Okay, the casserole falls to the floor and shatters. All that is left are the pottery shards, which I guess you could pick up with gobs of ziti on them in the way of non-edible tortilla chips or kind of crude spoons. But the baked ziti stands as an emblem of everything Quaid’s utterly functional family stands for. Ziti, not “pasta,” with all its pretentiousness. And "casserole"– is there anything that says family, home, and contentment with all its carb comfort more than that?
It is that dish that New Yorkers cook up in Sunday afternoon kitchens where refrigerators are decorated with crayon pictures. And if it is a real Italian house, it may be heated in the basement oven to keep the house from getting too hot.
Contrast that with Carter’s infatuation with Sushi and you understand the two worlds in conflict In Good Company. After much pleading on Carter’s part, Dan takes a bite and (rightly in my opinion) labels it “raw fish."
I’ll let you find your own Sushi. If you’d like to cook up some baked ziti, here’s a recipe.
(I’ve had to cool my Italian blood and opt for a more American version of the ziti, which is really the way Dan‘s wife Ann probably cooked it. Notice that it uses ground beef, spaghetti sauce from a jar, and gives the option of using cottage cheese instead of ricotta.

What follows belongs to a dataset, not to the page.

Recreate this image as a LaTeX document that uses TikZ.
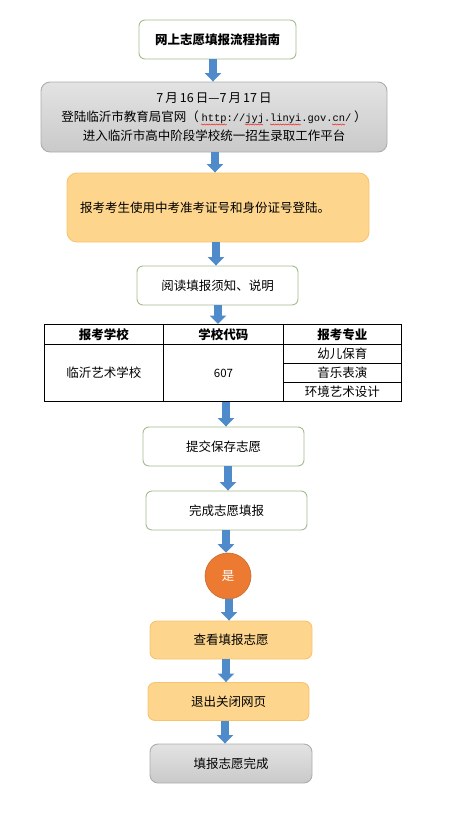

If you want to have a more New York "gumba" style version, prepare your own sauce, and throw in some sautéed mushrooms, peppers, and onions. You can use a couple of fresh cloves of garlic, even keeping them whole if you like, instead of the minced version. Substitute Italian sausage for a tastier casserole, or boneless chicken strips for a more diet conscious one.)
Baked Ziti-A La Italian
- 1 (16 oz.) box ziti macaroni
- 1 lb. ground meat
- 1 lg. jar spaghetti sauce
- 1 (1 lb.) box cottage cheese or ricotta cheese
- 8 oz. Mozzarella cheese, diced
- 1 tsp. minced garlic
- 1/4 tsp. oregano
- Dash of salt
- Olive oil
Boil macaroni according to directions on box, drain, and cool. Brown meat in olive oil. Add oregano, garlic, and salt. Mix ingredients and put in oblong baking pan. Cover with foil. Bake 40 minutes at 350 degrees or until very bubbly. Bake, uncovered for the last 5 or 10 minutes.